Recorded data:
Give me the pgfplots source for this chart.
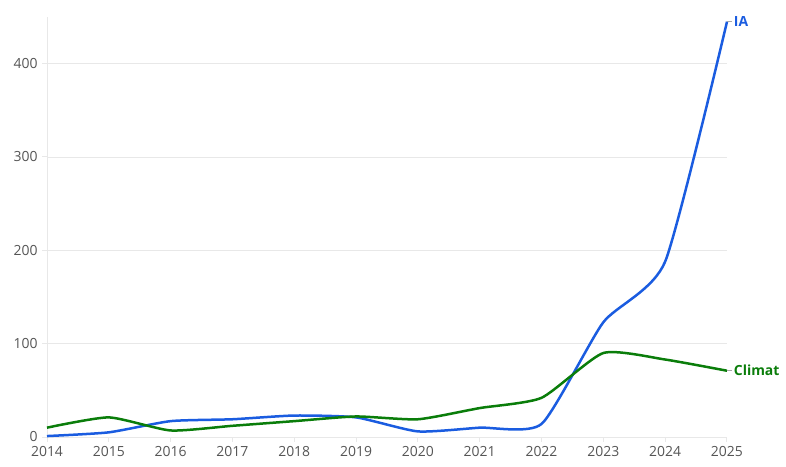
\documentclass[border=0pt]{standalone}
\usepackage{pgfplots}
\pgfplotsset{compat=1.18}
\usepackage{fontspec}
\setmainfont{Open Sans}
\definecolor{iablue}{HTML}{1A5CE0}
\definecolor{clgreen}{HTML}{0A7D0A}
\definecolor{gridgray}{HTML}{E8E8E8}
\definecolor{ticktext}{HTML}{555555}
\begin{document}
\begin{tikzpicture}
\path[use as bounding box] (-47bp,-30bp) rectangle (739bp,437bp);
\begin{axis}[
  at={(0bp,0bp)}, anchor=south west,
  scale only axis, width=680bp, height=420bp,
  xmin=2014, xmax=2025, ymin=0, ymax=450,
  xtick={2014,...,2025}, ytick={0,100,200,300,400},
  /pgf/number format/1000 sep={},
  /pgf/number format/assume math mode=true,
  tick label style={font=\fontsize{14}{16}\selectfont, text=ticktext},
  axis x line*=bottom, axis y line*=left,
  axis line style={draw=gridgray, line width=1bp},
  ymajorgrids, grid style={draw=gridgray, line width=0.8bp},
  major tick length=5bp,
  tick style={draw=gridgray, line width=1bp},
  xtick align=outside, ytick align=outside,
  xticklabel style={yshift=-1bp},
  yticklabel style={xshift=-1bp},
  clip=false,
]
\addplot[iablue, line width=2.5bp, smooth, tension=0.35] coordinates {
(2014,1) (2015,5) (2016,17) (2017,19) (2018,23) (2019,21) (2020,6) (2021,10) (2022,14) (2023,123) (2024,188) (2025,445)};
\addplot[clgreen, line width=2.5bp, smooth, tension=0.35] coordinates {
(2014,10) (2015,21) (2016,7) (2017,12) (2018,17) (2019,22) (2020,19) (2021,31) (2022,42) (2023,90) (2024,83) (2025,71)};
\draw[gray!70, line width=0.8bp] (axis cs:2025,445) -- ++(5bp,0bp) node[anchor=west, inner sep=1.5bp, text=iablue, font=\fontsize{14}{16}\selectfont\bfseries] {IA};
\draw[gray!70, line width=0.8bp] (axis cs:2025,71) -- ++(5bp,0bp) node[anchor=west, inner sep=1.5bp, text=clgreen, font=\fontsize{14}{16}\selectfont\bfseries] {Climat};
\end{axis}
\end{tikzpicture}
\end{document}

Requirement:
Reproduce the data verbatim. Do not carry any picture into the copy.

Output for this task:
Give me the pgfplots source for this chart.
\documentclass[border=0pt]{standalone}
\usepackage{pgfplots}
\pgfplotsset{compat=1.18}
\usepackage{fontspec}
\setmainfont{Open Sans}
\definecolor{iablue}{HTML}{1A5CE0}
\definecolor{clgreen}{HTML}{0A7D0A}
\definecolor{gridgray}{HTML}{E8E8E8}
\definecolor{ticktext}{HTML}{555555}
\begin{document}
\begin{tikzpicture}
\path[use as bounding box] (-47bp,-30bp) rectangle (739bp,437bp);
\begin{axis}[
  at={(0bp,0bp)}, anchor=south west,
  scale only axis, width=680bp, height=420bp,
  xmin=2014, xmax=2025, ymin=0, ymax=450,
  xtick={2014,...,2025}, ytick={0,100,200,300,400},
  /pgf/number format/1000 sep={},
  /pgf/number format/assume math mode=true,
  tick label style={font=\fontsize{14}{16}\selectfont, text=ticktext},
  axis x line*=bottom, axis y line*=left,
  axis line style={draw=gridgray, line width=1bp},
  ymajorgrids, grid style={draw=gridgray, line width=0.8bp},
  major tick length=5bp,
  tick style={draw=gridgray, line width=1bp},
  xtick align=outside, ytick align=outside,
  xticklabel style={yshift=-1bp},
  yticklabel style={xshift=-1bp},
  clip=false,
]
\addplot[iablue, line width=2.5bp, smooth, tension=0.35] coordinates {
(2014,1) (2015,5) (2016,17) (2017,19) (2018,23) (2019,21) (2020,6) (2021,10) (2022,14) (2023,123) (2024,188) (2025,445)};
\addplot[clgreen, line width=2.5bp, smooth, tension=0.35] coordinates {
(2014,10) (2015,21) (2016,7) (2017,12) (2018,17) (2019,22) (2020,19) (2021,31) (2022,42) (2023,90) (2024,83) (2025,71)};
\draw[gray!70, line width=0.8bp] (axis cs:2025,445) -- ++(5bp,0bp) node[anchor=west, inner sep=1.5bp, text=iablue, font=\fontsize{14}{16}\selectfont\bfseries] {IA};
\draw[gray!70, line width=0.8bp] (axis cs:2025,71) -- ++(5bp,0bp) node[anchor=west, inner sep=1.5bp, text=clgreen, font=\fontsize{14}{16}\selectfont\bfseries] {Climat};
\end{axis}
\end{tikzpicture}
\end{document}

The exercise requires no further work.